Explications du juge du fond et du droit sur les critères de sélection des candidatures
Le juge administratif poursuit, aussi bien au stade de la cassation qu’en appel, sur sa lancée de relative ouverture quant aux dispositions des articles 45 et suivants du Code des marchés publics.
Cet article encadre strictement les critères de sélection susceptibles d’être retenus par les pouvoirs adjudicateurs, comme les capacités techniques, financières ou matérielles des candidats : une liste exhaustive contenue dans l’arrêt du 28 août 2006 impose certains documents. Cette position du législateur et du juge permet de s’assurer à la fois que le pouvoir adjudicateur contrôle les candidats à son marché, et qu’il n’établit pas de barrières d’entrée trop importantes.
Le caractère « objectivement nécessaire », selon les termes de l’arrêt Bronzo (CE, 10 mai 2006, n° 281976), de ces critères de sélection est fondé par les principes de liberté d’accès et d’égalité des candidats devant la commande publique.

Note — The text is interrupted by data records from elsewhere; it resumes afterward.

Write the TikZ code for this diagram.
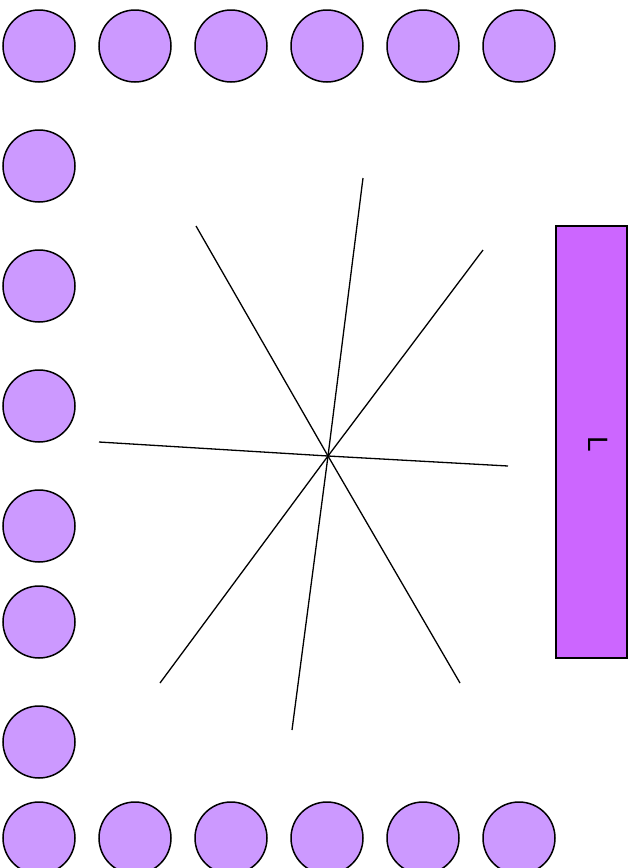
\documentclass[tikz,border=0pt]{standalone}
\usepackage{fontspec}
\setmainfont{Liberation Sans}
\usepackage{tikz}
\definecolor{seatfill}{HTML}{CC99FF}
\definecolor{deskfill}{HTML}{CC66FF}
\tikzstyle{seat} = [circle,draw,fill=seatfill,line width=1.5pt,minimum size=72pt,inner sep=0pt]
\tikzstyle{desk} = [rectangle,draw,fill=deskfill,line width=1.5pt,minimum width=71pt,minimum height=432pt,inner sep=0pt]
\tikzstyle{spoke} = [line width=1.3pt]

\begin{document}
\begin{tikzpicture}[x=1pt,y=-1pt]
    \useasboundingbox (0,0) rectangle (635,868);
    % top and bottom rows
    \foreach \i/\x in {1/39,2/135,3/231,4/327,5/423,6/519}{
        \node[seat] (top\i) at (\x,46) {};
        \node[seat] (bot\i) at (\x,838) {};
    }
    % left column
    \foreach \i/\y in {1/166,2/286,3/406,4/526,5/622,6/742}{
        \node[seat] (left\i) at (39,\y) {};
    }
    % desk on the right
    \node[desk] (desk) at (591.5,442) {};
    \node[rotate=-90,inner sep=0pt,font=\fontsize{28}{32}\selectfont] (deskname) at (598,444) {L};
    % star in the middle
    \coordinate (hub) at (328,456);
    \draw[spoke] (99,442) -- (hub) -- (508,466);
    \draw[spoke] (196,226) -- (hub) -- (460,683);
    \draw[spoke] (363,178) -- (hub) -- (292,730);
    \draw[spoke] (483,250) -- (hub) -- (160,683);
\end{tikzpicture}
\end{document}
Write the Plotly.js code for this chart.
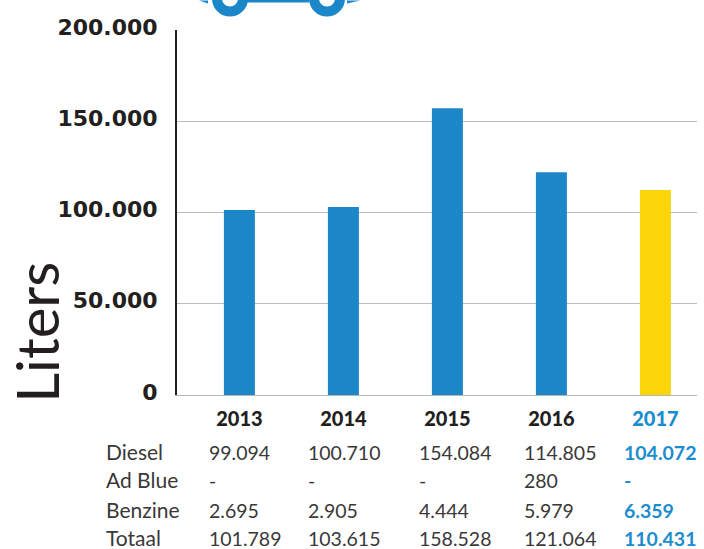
<!DOCTYPE html>
<html>
<head>
<meta charset="utf-8">
<script src="https://cdn.plot.ly/plotly-3.0.1.min.js"></script>
<style>html,body{margin:0;padding:0;background:#fff}</style>
</head>
<body>
<div id="chart" style="width:704px;height:549px"></div>
<script>
const years = ['2013','2014','2015','2016','2017'];
const barValues = [101400,103000,157100,122100,112300];
const barColors = ['#1b87c9','#1b87c9','#1b87c9','#1b87c9','#fcd50a'];
const yTicks = [0,50000,100000,150000,200000];
const yTickLabels = ['0','50.000','100.000','150.000','200.000'];
const rowNames = ['Diesel','Ad Blue','Benzine','Totaal'];
const diesel = ['99.094','100.710','154.084','114.805','104.072'];
const adBlue = ['-','-','-','280','-'];
const benzine = ['2.695','2.905','4.444','5.979','6.359'];
const totaal = ['101.789','103.615','158.528','121.064','110.431'];
const rows = [diesel, adBlue, benzine, totaal];
const dark = '#231f20', grey = '#3a3839', blue = '#1b8ccf', carBlue = '#1b87c9';
const W = 704, H = 549, L = 177, R = 697, T = 29.5, B = 395.5;
const px = x => (x - L) / (R - L);
const py = y => (B - y) / (B - T);
const rowY = [452, 480, 510, 538];
const colX = [207, 306, 417, 522, 622];
const annotations = [{xref:'paper', yref:'paper', x:px(37), y:py(333), xanchor:'center', yanchor:'middle', showarrow:false,
  textangle:-90, text:'Liters', font:{family:'Lato', size:58, color:dark}}];
rowNames.forEach((n, r) => {
  annotations.push({xref:'paper', yref:'paper', x:px(104), y:py(rowY[r]), xanchor:'left', yanchor:'middle', showarrow:false,
    text:n, font:{family:'Lato', size:21, color:grey}});
  rows[r].forEach((v, c) => {
    const last = c === 4;
    annotations.push({xref:'paper', yref:'paper', x:px(colX[c]), y:py(rowY[r]+1), xanchor:'left', yanchor:'middle', showarrow:false,
      text:last ? '<b>'+v+'</b>' : v, font:{family:'Lato', size:19.5, color:last ? blue : grey}});
  });
});
const wheel = cx => ({type:'circle', xref:'paper', yref:'paper', x0:px(cx-13), x1:px(cx+13), y0:py(11), y1:py(-15),
  line:{color:carBlue, width:10}, fillcolor:'rgba(0,0,0,0)'});
const shapes = [
  wheel(230), wheel(327),
  {type:'rect', xref:'paper', yref:'paper', x0:px(247), x1:px(309), y0:py(2), y1:py(-2), line:{width:0}, fillcolor:carBlue},
  {type:'path', xref:'paper', yref:'paper', line:{width:0}, fillcolor:carBlue,
    path:`M ${px(199)} ${py(0)} L ${px(208)} ${py(3)} L ${px(208)} ${py(0)} Z`},
  {type:'path', xref:'paper', yref:'paper', line:{width:0}, fillcolor:carBlue,
    path:`M ${px(360)} ${py(0)} L ${px(347)} ${py(3)} L ${px(347)} ${py(0)} Z`}
];
const data = [{type:'bar', x:[0,1,2,3,4], y:barValues, marker:{color:barColors}, width:0.298, hoverinfo:'y'}];
const layout = {
  width:W, height:H, showlegend:false, paper_bgcolor:'#fff', plot_bgcolor:'#fff',
  margin:{l:L, r:W-R, t:T, b:H-B},
  xaxis:{range:[-0.6,4.4], tickmode:'array', tickvals:[0,1,2,3,4],
    ticktext:years.map((y,i)=> i===4 ? `<span style="color:${blue}">${y}</span>` : y),
    showgrid:false, zeroline:false, showline:true, linecolor:'#b5b5b5', linewidth:1, ticks:'', ticklen:0, ticklabelstandoff:6,
    tickfont:{family:'Lato', size:20, color:dark, weight:900}},
  yaxis:{range:[0,200000], tickmode:'array', tickvals:yTicks, ticktext:yTickLabels,
    showgrid:true, gridcolor:'#bdbdbd', gridwidth:1, zeroline:false, showline:true, linecolor:dark, linewidth:2,
    ticks:'', ticklen:0, ticklabelstandoff:13, tickfont:{family:'DejaVu Sans', size:22, color:dark, weight:700}},
  annotations, shapes
};
Plotly.newPlot('chart', data, layout, {displayModeBar:false, staticPlot:true}).then(gd => {
  gd.querySelectorAll('.ytick text').forEach(t => {
    t.setAttribute('transform', (t.getAttribute('transform') || '') + ' translate(0,-3)');
  });
});
</script>
</body>
</html>
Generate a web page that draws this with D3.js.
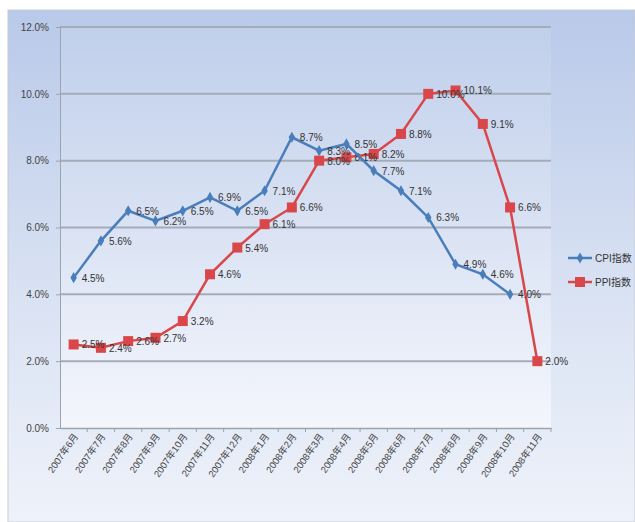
<!DOCTYPE html>
<html>
<head>
<meta charset="utf-8">
<script src="https://cdn.jsdelivr.net/npm/d3@7"></script>
<style>
  body { margin: 0; background: #fff; }
  text { font-family: "Liberation Sans", "Noto Sans CJK SC", sans-serif; }
</style>
</head>
<body>
<div id="chart"></div>
<script>
const months = ['2007年6月', '2007年7月', '2007年8月', '2007年9月', '2007年10月', '2007年11月',
  '2007年12月', '2008年1月', '2008年2月', '2008年3月', '2008年4月', '2008年5月',
  '2008年6月', '2008年7月', '2008年8月', '2008年9月', '2008年10月', '2008年11月'];
const cpi = [4.5, 5.6, 6.5, 6.2, 6.5, 6.9, 6.5, 7.1, 8.7, 8.3, 8.5, 7.7, 7.1, 6.3, 4.9, 4.6, 4.0, null];
const ppi = [2.5, 2.4, 2.6, 2.7, 3.2, 4.6, 5.4, 6.1, 6.6, 8.0, 8.1, 8.2, 8.8, 10.0, 10.1, 9.1, 6.6, 2.0];
const yTicks = [0, 2, 4, 6, 8, 10, 12];
const seriesNames = ['CPI指数', 'PPI指数'];

const width = 635, height = 522;
const svg = d3.select('#chart').append('svg')
  .attr('width', width)
  .attr('height', height);

// background gradients
const defs = svg.append('defs');
const bg = defs.append('linearGradient').attr('id', 'bg')
  .attr('x1', 0).attr('y1', 0).attr('x2', 0).attr('y2', 1);
bg.append('stop').attr('offset', '0%').attr('stop-color', '#b9c9e9');
bg.append('stop').attr('offset', '55%').attr('stop-color', '#d9e2f3');
bg.append('stop').attr('offset', '100%').attr('stop-color', '#eef2fa');
const pg = defs.append('linearGradient').attr('id', 'pg')
  .attr('x1', 0).attr('y1', 0).attr('x2', 0).attr('y2', 1);
pg.append('stop').attr('offset', '0%').attr('stop-color', '#c0cfeb');
pg.append('stop').attr('offset', '100%').attr('stop-color', '#f4f6fc');

svg.append('rect')
  .attr('x', 8).attr('y', 10)
  .attr('width', width - 8).attr('height', height - 10)
  .attr('fill', 'url(#bg)')
  .attr('stroke', '#c8ccd4');

const x = d3.scaleBand().domain(months).range([60, 551]);
const y = d3.scaleLinear().domain([0, 12]).range([428, 27]);

svg.append('rect')
  .attr('x', 60).attr('y', 27)
  .attr('width', 491).attr('height', 401)
  .attr('fill', 'url(#pg)');

// gridlines
svg.append('g')
  .selectAll('line')
  .data(yTicks.filter(d => d > 0))
  .enter().append('line')
  .attr('x1', 60).attr('x2', 551)
  .attr('y1', d => y(d)).attr('y2', d => y(d))
  .attr('stroke', '#a3acb9')
  .attr('stroke-width', 2);

// y axis
const yAxis = svg.append('g')
  .attr('transform', 'translate(60,0)')
  .call(d3.axisLeft(y).tickValues(yTicks).tickSize(4).tickFormat(d => d.toFixed(1) + '%'));
yAxis.select('.domain').attr('stroke', '#9aa3b0');
yAxis.selectAll('line').attr('stroke', '#9aa3b0');
yAxis.selectAll('text').attr('font-size', 10).attr('fill', '#444').attr('dx', -4);

// x axis
const xAxis = svg.append('g')
  .attr('transform', 'translate(0,428)')
  .call(d3.axisBottom(x).tickSize(0).tickFormat(d => d));
xAxis.select('.domain').attr('stroke', '#9aa3b0').attr('stroke-width', 1.5);
xAxis.selectAll('text')
  .attr('font-size', 9.5)
  .attr('fill', '#444')
  .attr('text-anchor', 'end')
  .attr('transform', 'rotate(-55)')
  .attr('dx', -4)
  .attr('dy', 6);
// boundary ticks
svg.append('g')
  .selectAll('line')
  .data(months)
  .enter().append('line')
  .attr('x1', d => x(d) + x.bandwidth()).attr('x2', d => x(d) + x.bandwidth())
  .attr('y1', 428).attr('y2', 432)
  .attr('stroke', '#9aa3b0');

const cx = i => x(months[i]) + x.bandwidth() / 2;

function drawSeries(values, color, marker) {
  const line = d3.line()
    .defined(d => d != null)
    .x((d, i) => cx(i))
    .y(d => y(d));
  svg.append('path')
    .datum(values)
    .attr('fill', 'none')
    .attr('stroke', color)
    .attr('stroke-width', 2.5)
    .attr('d', line);

  const pts = values.map((v, i) => ({ v, i })).filter(d => d.v != null);
  const g = svg.append('g');
  if (marker === 'square') {
    g.selectAll('rect').data(pts).enter().append('rect')
      .attr('x', d => cx(d.i) - 5).attr('y', d => y(d.v) - 5)
      .attr('width', 10).attr('height', 10)
      .attr('fill', color);
  } else {
    g.selectAll('path').data(pts).enter().append('path')
      .attr('d', d3.symbol().type(d3.symbolDiamond).size(36))
      .attr('transform', d => `translate(${cx(d.i)},${y(d.v)})`)
      .attr('fill', color);
  }
  svg.append('g')
    .selectAll('text')
    .data(pts)
    .enter().append('text')
    .attr('x', d => cx(d.i) + 8)
    .attr('y', d => y(d.v) + 4)
    .attr('font-size', 10)
    .attr('fill', '#333')
    .text(d => d.v.toFixed(1) + '%');
}

drawSeries(ppi, '#d9474a', 'square');
drawSeries(cpi, '#4a7ebb', 'diamond');

// legend
const legend = svg.append('g');
[['#4a7ebb', 'diamond'], ['#d9474a', 'square']].forEach(([color, marker], k) => {
  const ly = 258 + k * 24;
  legend.append('line')
    .attr('x1', 568).attr('x2', 592)
    .attr('y1', ly).attr('y2', ly)
    .attr('stroke', color).attr('stroke-width', 2.5);
  if (marker === 'square') {
    legend.append('rect').attr('x', 575).attr('y', ly - 5)
      .attr('width', 10).attr('height', 10).attr('fill', color);
  } else {
    legend.append('path')
      .attr('d', d3.symbol().type(d3.symbolDiamond).size(36))
      .attr('transform', `translate(580,${ly})`)
      .attr('fill', color);
  }
  legend.append('text')
    .attr('x', 595).attr('y', ly + 4)
    .attr('font-size', 10)
    .attr('fill', '#333')
    .text(seriesNames[k]);
});
</script>
</body>
</html>
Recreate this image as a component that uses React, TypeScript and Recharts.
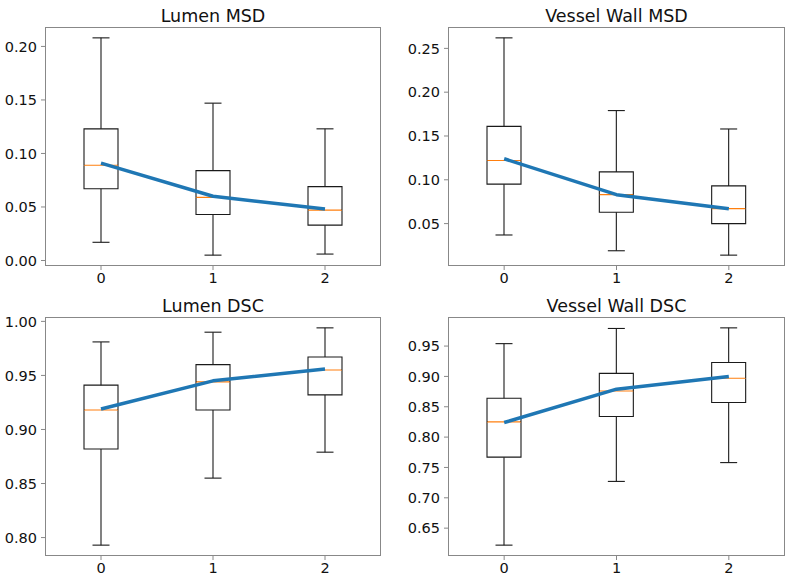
import React from 'react';
import { Bar, ComposedChart, Line, XAxis, YAxis } from 'recharts';

const categories = ['0', '1', '2'];

const lumenMsdMin = [0.017, 0.005, 0.006];
const lumenMsdQ1 = [0.067, 0.043, 0.033];
const lumenMsdMedian = [0.089, 0.059, 0.047];
const lumenMsdQ3 = [0.123, 0.084, 0.069];
const lumenMsdMax = [0.208, 0.147, 0.123];
const lumenMsdMean = [0.091, 0.06, 0.048];
const lumenMsdTicks = [0, 0.05, 0.1, 0.15, 0.2];

const wallMsdMin = [0.037, 0.019, 0.014];
const wallMsdQ1 = [0.095, 0.063, 0.05];
const wallMsdMedian = [0.122, 0.083, 0.067];
const wallMsdQ3 = [0.161, 0.109, 0.093];
const wallMsdMax = [0.262, 0.179, 0.158];
const wallMsdMean = [0.124, 0.083, 0.067];
const wallMsdTicks = [0.05, 0.1, 0.15, 0.2, 0.25];

const lumenDscMin = [0.793, 0.855, 0.879];
const lumenDscQ1 = [0.882, 0.918, 0.932];
const lumenDscMedian = [0.918, 0.944, 0.955];
const lumenDscQ3 = [0.941, 0.96, 0.967];
const lumenDscMax = [0.981, 0.99, 0.994];
const lumenDscMean = [0.919, 0.945, 0.956];
const lumenDscTicks = [0.8, 0.85, 0.9, 0.95, 1.0];

const wallDscMin = [0.622, 0.727, 0.758];
const wallDscQ1 = [0.767, 0.834, 0.857];
const wallDscMedian = [0.825, 0.876, 0.897];
const wallDscQ3 = [0.864, 0.905, 0.923];
const wallDscMax = [0.954, 0.979, 0.98];
const wallDscMean = [0.824, 0.879, 0.9];
const wallDscTicks = [0.65, 0.7, 0.75, 0.8, 0.85, 0.9, 0.95];

const FONT = '"DejaVu Sans", sans-serif';
const BOX_COLOR = '#1a1a1a';
const MEDIAN_COLOR = '#ff7f0e';
const MEAN_COLOR = '#1f77b4';
const SPINE_COLOR = '#888';

interface Stats {
  min: number[];
  q1: number[];
  median: number[];
  q3: number[];
  max: number[];
  mean: number[];
}

interface PanelProps {
  title: string;
  stats: Stats;
  ticks: number[];
  left: number;
  top: number;
  width: number;
  height: number;
  plot: { top: number; right: number; bottom: number; left: number };
}

const buildRows = (s: Stats) =>
  categories.map((name, i) => ({
    name,
    base: s.min[i],
    wLow: s.q1[i] - s.min[i],
    boxLow: s.median[i] - s.q1[i],
    boxHigh: s.q3[i] - s.median[i],
    wHigh: s.max[i] - s.q3[i],
    mean: s.mean[i],
  }));

// matplotlib-like autoscale: whisker range plus 5% each side
const paddedDomain = (s: Stats): [number, number] => {
  const lo = Math.min(...s.min);
  const hi = Math.max(...s.max);
  const pad = (hi - lo) * 0.05;
  return [lo - pad, hi + pad];
};

const emptyShape = () => <g />;

const lowWhisker = (props: any) => {
  const { x, y, width, height } = props;
  const cx = x + width / 2;
  const bottom = y + height;
  return (
    <g stroke={BOX_COLOR} strokeWidth={1.1}>
      <line x1={cx} x2={cx} y1={y} y2={bottom} />
      <line x1={cx - width / 4} x2={cx + width / 4} y1={bottom} y2={bottom} />
    </g>
  );
};

const highWhisker = (props: any) => {
  const { x, y, width, height } = props;
  const cx = x + width / 2;
  return (
    <g stroke={BOX_COLOR} strokeWidth={1.1}>
      <line x1={cx} x2={cx} y1={y} y2={y + height} />
      <line x1={cx - width / 4} x2={cx + width / 4} y1={y} y2={y} />
    </g>
  );
};

const lowerBox = (props: any) => {
  const { x, y, width, height } = props;
  const bottom = y + height;
  return (
    <g>
      <polyline
        points={`${x},${y} ${x},${bottom} ${x + width},${bottom} ${x + width},${y}`}
        fill="none"
        stroke={BOX_COLOR}
        strokeWidth={1.1}
      />
      <line x1={x} x2={x + width} y1={y} y2={y} stroke={MEDIAN_COLOR} strokeWidth={1.2} />
    </g>
  );
};

const upperBox = (props: any) => {
  const { x, y, width, height } = props;
  const bottom = y + height;
  return (
    <polyline
      points={`${x},${bottom} ${x},${y} ${x + width},${y} ${x + width},${bottom}`}
      fill="none"
      stroke={BOX_COLOR}
      strokeWidth={1.1}
    />
  );
};

const BoxPanel: React.FC<PanelProps> = ({ title, stats, ticks, left, top, width, height, plot }) => {
  const rows = buildRows(stats);
  const plotW = width - plot.left - plot.right;
  const plotH = height - plot.top - plot.bottom;
  const tickStyle = { fontFamily: FONT, fontSize: 14.5, fill: '#111' };

  return (
    <div style={{ position: 'absolute', left, top, width, height }}>
      <div
        style={{
          position: 'absolute',
          left: plot.left,
          width: plotW,
          top: 8,
          textAlign: 'center',
          fontFamily: FONT,
          fontSize: 17.5,
          lineHeight: '17px',
          color: '#111',
        }}
      >
        {title}
      </div>
      <ComposedChart
        width={width}
        height={height}
        data={rows}
        margin={{ top: plot.top, right: plot.right, bottom: 0, left: 0 }}
        barSize={34}
      >
        <XAxis
          dataKey="name"
          type="category"
          height={plot.bottom}
          axisLine={false}
          tickSize={4}
          tickMargin={3}
          tickLine={{ stroke: SPINE_COLOR }}
          tick={tickStyle}
          interval={0}
        />
        <YAxis
          type="number"
          width={plot.left}
          domain={paddedDomain(stats)}
          allowDataOverflow
          ticks={ticks}
          interval={0}
          axisLine={false}
          tickSize={4}
          tickMargin={4}
          tickLine={{ stroke: SPINE_COLOR }}
          tick={tickStyle}
          tickFormatter={(v: number) => v.toFixed(2)}
        />
        <Bar dataKey="base" stackId="box" shape={emptyShape} isAnimationActive={false} />
        <Bar dataKey="wLow" stackId="box" shape={lowWhisker} isAnimationActive={false} />
        <Bar dataKey="boxLow" stackId="box" shape={lowerBox} isAnimationActive={false} />
        <Bar dataKey="boxHigh" stackId="box" shape={upperBox} isAnimationActive={false} />
        <Bar dataKey="wHigh" stackId="box" shape={highWhisker} isAnimationActive={false} />
        <Line
          type="linear"
          dataKey="mean"
          stroke={MEAN_COLOR}
          strokeWidth={3.5}
          strokeLinejoin="round"
          dot={false}
          activeDot={false}
          isAnimationActive={false}
        />
      </ComposedChart>
      <div
        style={{
          position: 'absolute',
          left: plot.left,
          top: plot.top,
          width: plotW,
          height: plotH,
          border: `1px solid ${SPINE_COLOR}`,
          boxSizing: 'border-box',
          pointerEvents: 'none',
        }}
      />
    </div>
  );
};

const App: React.FC = () => (
  <div style={{ position: 'absolute', left: 0, top: 0, width: 791, height: 585, background: '#fff' }}>
    <BoxPanel
      title="Lumen MSD"
      stats={{ min: lumenMsdMin, q1: lumenMsdQ1, median: lumenMsdMedian, q3: lumenMsdQ3, max: lumenMsdMax, mean: lumenMsdMean }}
      ticks={lumenMsdTicks}
      left={0}
      top={0}
      width={395}
      height={290}
      plot={{ top: 27, right: 14, bottom: 24, left: 45 }}
    />
    <BoxPanel
      title="Vessel Wall MSD"
      stats={{ min: wallMsdMin, q1: wallMsdQ1, median: wallMsdMedian, q3: wallMsdQ3, max: wallMsdMax, mean: wallMsdMean }}
      ticks={wallMsdTicks}
      left={395}
      top={0}
      width={396}
      height={290}
      plot={{ top: 27, right: 6, bottom: 24, left: 53 }}
    />
    <BoxPanel
      title="Lumen DSC"
      stats={{ min: lumenDscMin, q1: lumenDscQ1, median: lumenDscMedian, q3: lumenDscQ3, max: lumenDscMax, mean: lumenDscMean }}
      ticks={lumenDscTicks}
      left={0}
      top={290}
      width={395}
      height={295}
      plot={{ top: 27, right: 14, bottom: 29, left: 45 }}
    />
    <BoxPanel
      title="Vessel Wall DSC"
      stats={{ min: wallDscMin, q1: wallDscQ1, median: wallDscMedian, q3: wallDscQ3, max: wallDscMax, mean: wallDscMean }}
      ticks={wallDscTicks}
      left={395}
      top={290}
      width={396}
      height={295}
      plot={{ top: 27, right: 6, bottom: 29, left: 53 }}
    />
  </div>
);

export default App;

Reste à définir ce qui est « objectivement nécessaire » !
Dans une décision du 22 avril 2013, une cour administrative d’appel a donné une application de ce principe au critère du chiffre d’affaires. La ville de Paris avait lancé une procédure d’appel d’offres pour la collecte et le traitement de déchets ménagers. Un candidat évincé a contesté ces décisions devant le juge du référé précontractuel en arguant que la ville, en exigeant un certain niveau de chiffre d’affaires dans le domaine du marché, ne respectait pas l’article 52 du Code des marchés publics. En effet, il est arrivé au juge d’accepter que des candidats ne présentant pas les qualités requises soient malgré tout acceptés au stade de la sélection des candidatures. Pour le juge du fond dans cette affaire, le pouvoir adjudicateur a eu raison d’écarter ce candidat car le critère choisi n’est pas disproportionné par rapport à l’objet du marché. Il apparaît que ce qui est « objectivement nécessaire » est donc ce qui est « proportionné ».
Ce raisonnement est conforme à celui tenu par le Conseil d’État dans un arrêt du 7 mai dernier (CE, Segex, n° 365706). Un service régional avait lancé une procédure d’attribution d’un marché à bons de commande pour la mise en place et le balisage des installations routières de son ressort territorial. Ce pouvoir adjudicateur exigeait des candidats qu’ils aient à leur disposition certains moyens techniques. Un candidat évincé a contesté la procédure de passation sur ce fondement, plaidant le non respect du principe issu de l’article 45 du Code des marchés publics. Le juge du fond lui donna raison en annulant la procédure de passation « au motif que le niveau de capacité technique ainsi exigé des candidats n'était manifestement pas lié et proportionné avec l'objet du marché ». Le Conseil d’État refuse cette interprétation et casse la décision des juges du fond. Il explique que si le juge du fond peut valablement annuler une procédure de passation « si l'exigence de capacité technique imposée aux candidats est manifestement dépourvue de lien avec l'objet du marché ou manifestement disproportionnée », ce n’était pas le cas comme cela ressort de l’instruction du juge du fond ! Dans cette affaire, la cour administrative d’appel avait une bonne connaissance du droit, mais pas le bon raisonnement. En effet, le juge ne peut pas imposer des sujétions supplémentaires ou trop importantes au pouvoir adjudicateur, il doit se limiter au contrôle de la proportionnalité, et ce faisant, de l’objective nécessité d’édiction d’un critère.
Chacun à leurs niveaux, les juges administratifs du fond et du droit font coïncider leur raisonnement : les critères de sélection d’une candidature doivent être objectivement nécessaires, ce qui est apprécié par le juge sur le fondement du lien entre le critère et l’objet du marché ainsi que sur la proportionnalité d’un tel critère. En se limitant à la censure de critères « manifetement disproportionnés », le juge laisse une marge d'appréciation assez large aux pouvoirs adjudicateurs.